This blog post will be slightly longer as I reflect on my learnings from unit 1 and 2, and discuss my current influences (things I’m inspired by) and recent studio experiments. Having finished unit 2 with a strong focus on using graphic communication design as a tool for interacting with people in relation to memories and preservation of culture, I start the term with a broad question which I hope to explore through my studio practice: How can graphic communication design spark a conversation around narratives of place? This is something I’ve been interested from my BA, which I which to explore in a deeper way through unit 3.
I’ll start by introducing the core practices I’m currently looking at:
Alan Bartram and Phil Baines on Typography



Looking at the work of Alan Bartram, in connection to a visit to the Lethaby Gallery, makes me reflect on public lettering and its connection to visual identity of place. What can public lettering reveal about a place? This concept go letters of place or Environmental lettering, springs me back to my first project in MGCD, where I collect all the hand lettering from the Oxford market and reflected on the relation between people and locality, how to translate the sense of place and carry it into a new audience using vernacular graphics as the main tool.
Does craft have a role in the preservation and dissemination of culture? Digitalisation can make you detach from the material realm, especially when you are building towards understanding an identity of place. It’s interesting to note the forensic nature of recording place and how these methods can be used to build/understand/translate/distill a sense of identity. So how public letterforms and typography contribute to a scene of place?
Some ideas that steam from this reference are, recording material letterforms through digital means in order to create types. Recording letterforms reflection on their connection to place. Perhaps, uncovering typographic language as a tool to facilitate engagement with the identity of place.

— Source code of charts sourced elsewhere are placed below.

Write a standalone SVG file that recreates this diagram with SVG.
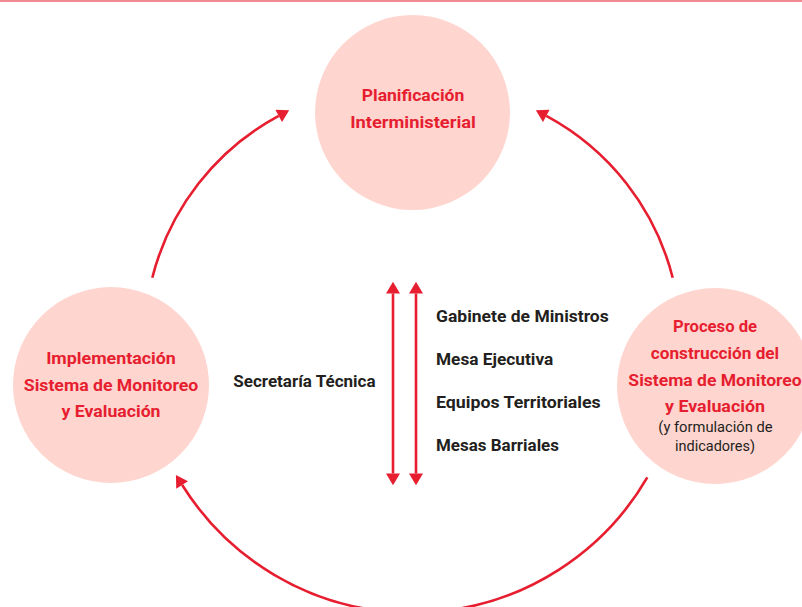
<svg xmlns="http://www.w3.org/2000/svg" width="802" height="607" viewBox="0 0 802 607">
<style>
.node circle{fill:#ffd5cf}
.t{font-family:Roboto,"Liberation Sans",sans-serif;font-weight:700;font-size:17px;text-anchor:middle}
.red{fill:#e61e30}
.dark{fill:#231f20;text-anchor:start}
.small{font-family:Roboto,"Liberation Sans",sans-serif;font-weight:400;font-size:14.5px;fill:#231f20;text-anchor:middle}
.conn path{fill:none;stroke:#e61e30;stroke-width:2.6}
</style>
<defs>
<marker id="ah" markerUnits="userSpaceOnUse" markerWidth="14" markerHeight="14" refX="0" refY="6.5" orient="auto-start-reverse" viewBox="0 0 11 13">
<path d="M0,0 L11,6.5 L0,13 z" fill="#e61e30"/>
</marker>
</defs>
<rect x="0" y="0" width="802" height="2" fill="#f28a94"/>
<g id="node-planificacion" class="node">
<circle cx="412.5" cy="112.5" r="97.5"/>
<text class="t red" x="413" y="101" textLength="102.6" lengthAdjust="spacingAndGlyphs">Planificación</text>
<text class="t red" x="413" y="127.7" textLength="125.7" lengthAdjust="spacingAndGlyphs">Interministerial</text>
</g>
<g id="node-implementacion" class="node">
<circle cx="111" cy="385" r="98"/>
<text class="t red" x="111" y="364.3" textLength="129.7" lengthAdjust="spacingAndGlyphs">Implementación</text>
<text class="t red" x="111" y="391" textLength="174.3" lengthAdjust="spacingAndGlyphs">Sistema de Monitoreo</text>
<text class="t red" x="111" y="417.3" textLength="99" lengthAdjust="spacingAndGlyphs">y Evaluación</text>
</g>
<g id="node-proceso" class="node">
<circle cx="715" cy="386" r="98"/>
<text class="t red" x="715" y="332.3" textLength="84" lengthAdjust="spacingAndGlyphs">Proceso de</text>
<text class="t red" x="715" y="359" textLength="128.3" lengthAdjust="spacingAndGlyphs">construcción del</text>
<text class="t red" x="715" y="385.7" textLength="173.3" lengthAdjust="spacingAndGlyphs">Sistema de Monitoreo</text>
<text class="t red" x="715" y="411.7" textLength="100" lengthAdjust="spacingAndGlyphs">y Evaluación</text>
<text class="small" x="715.5" y="431.7" textLength="114.3" lengthAdjust="spacingAndGlyphs">(y formulación de</text>
<text class="small" x="715" y="450.7" textLength="80" lengthAdjust="spacingAndGlyphs">indicadores)</text>
</g>
<g id="node-secretaria">
<text class="t dark" x="233.3" y="386.7" textLength="142.3" lengthAdjust="spacingAndGlyphs">Secretaría Técnica</text>
</g>
<g id="node-lista">
<text class="t dark" x="436" y="322.3" textLength="172.7" lengthAdjust="spacingAndGlyphs">Gabinete de Ministros</text>
<text class="t dark" x="436" y="365" textLength="117.3" lengthAdjust="spacingAndGlyphs">Mesa Ejecutiva</text>
<text class="t dark" x="436" y="408" textLength="164.7" lengthAdjust="spacingAndGlyphs">Equipos Territoriales</text>
<text class="t dark" x="436" y="451" textLength="123" lengthAdjust="spacingAndGlyphs">Mesas Barriales</text>
</g>
<g id="connectors" class="conn">
<path d="M152.3,277.7 A255,255 0 0 1 278.7,115.9" marker-end="url(#ah)"/>
<path d="M672.7,277.7 A255,255 0 0 0 546.3,115.9" marker-end="url(#ah)"/>
<path d="M647.3,477.3 A271.5,271.5 0 0 1 182.2,485" marker-end="url(#ah)"/>
<path d="M393,293.5 L393,473.5" marker-start="url(#ah)" marker-end="url(#ah)"/>
<path d="M416,293.5 L416,473.5" marker-start="url(#ah)" marker-end="url(#ah)"/>
</g>
</svg>
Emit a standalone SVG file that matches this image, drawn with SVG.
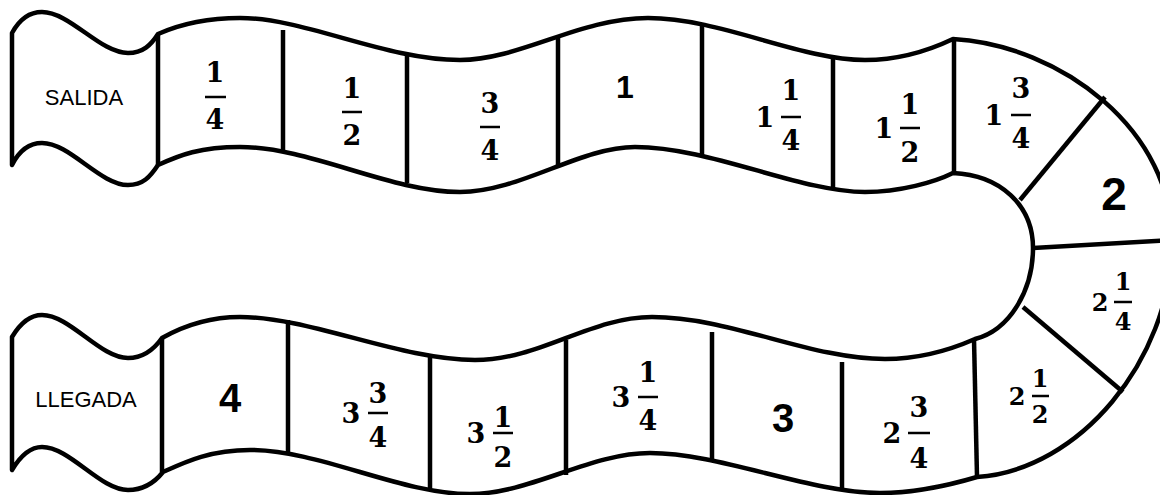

Fanette Mellier on Materiality
I love how Fanette explores form and type through materiality, and how she pushes the boundaries of graphic communication design through the printed media. The expression of the medium in her work is strong and distinctive, as well as widely influenced by traditional processes being subverted, revisited, reframed. Also, the interactive nature of her work is quite compelling, as well as the playfulness and simplicity of it. I think my work should definitely exist in a context where people can interact with it, perhaps as part of workshops or through interactive installations, as my aim is directed towards engaging in a dialogue. My practice is evolving towards enquiring about the relationship between people and place in the context of memory building and attachment.


Kevin Lynch on memories and narratives of place
Because of my strong interest in narratives and memories, I find the work of Kevin Lynch around urban design quite compelling. This lens makes me reflect on how graphic communication Design not only has the power to preserve narratives of place, but also to shape them.
In ‘The Image of the City’ Lynch introduces the idea of “Imaginability”, or “that quality in a physical object which gives it a high probability of evoking a strong image in any given observer.”
When it comes to designing cities, it involves physical elements like buildings, streets, and land. But in graphic design, we can interpret a place in different ways, like digging into old records or connecting it to stories about the area. I see an opportunity to borrow and subvert research methodologies from architecture and urban design, as a way to record and transmit place in a new way through graphic communication design.


Through the winter break I started to experiment with different methods of recording place based on my local town, Wantage, Oxfordshire, as it was an immediate and direct way to test my ideas. Although my first experiments are focused on exploring letterforms through the built environment, I think these have serve as an interesting starting point to start reflection on my methods, positions and what I want to achieve.
Experiments on environmental form and type
I quickly started testing some ideas by collecting forms from the environment and classifying the my types. At this stage, I was more focused on extrapolating letterforms from the environment than on recording existing lettering or vernacular. A few thoughts:
- This method of collecting reminds me a bit of Paul Elliman’s work creating collections of type from elements and shapes that acquire meaning through the act of categorisation (In this case through the latin alphabet).
- Although I enjoyed collecting this forms, I think there’s so much more around the idea of recording a sense of place than collecting shapes. In the second experiment, where I start to collect patterns, materials and motifs, I feel I get a bit closer to understanding the uniqueness of the town as a research location.



In this second experiment I use building facades to create grids, which can be used both as formal layouts within compositions, but also as armatures for the construction of letterforms. This approach proved interesting, particularly as it can serve as a foundation for creating a system for designing not just letterforms but other visual elements.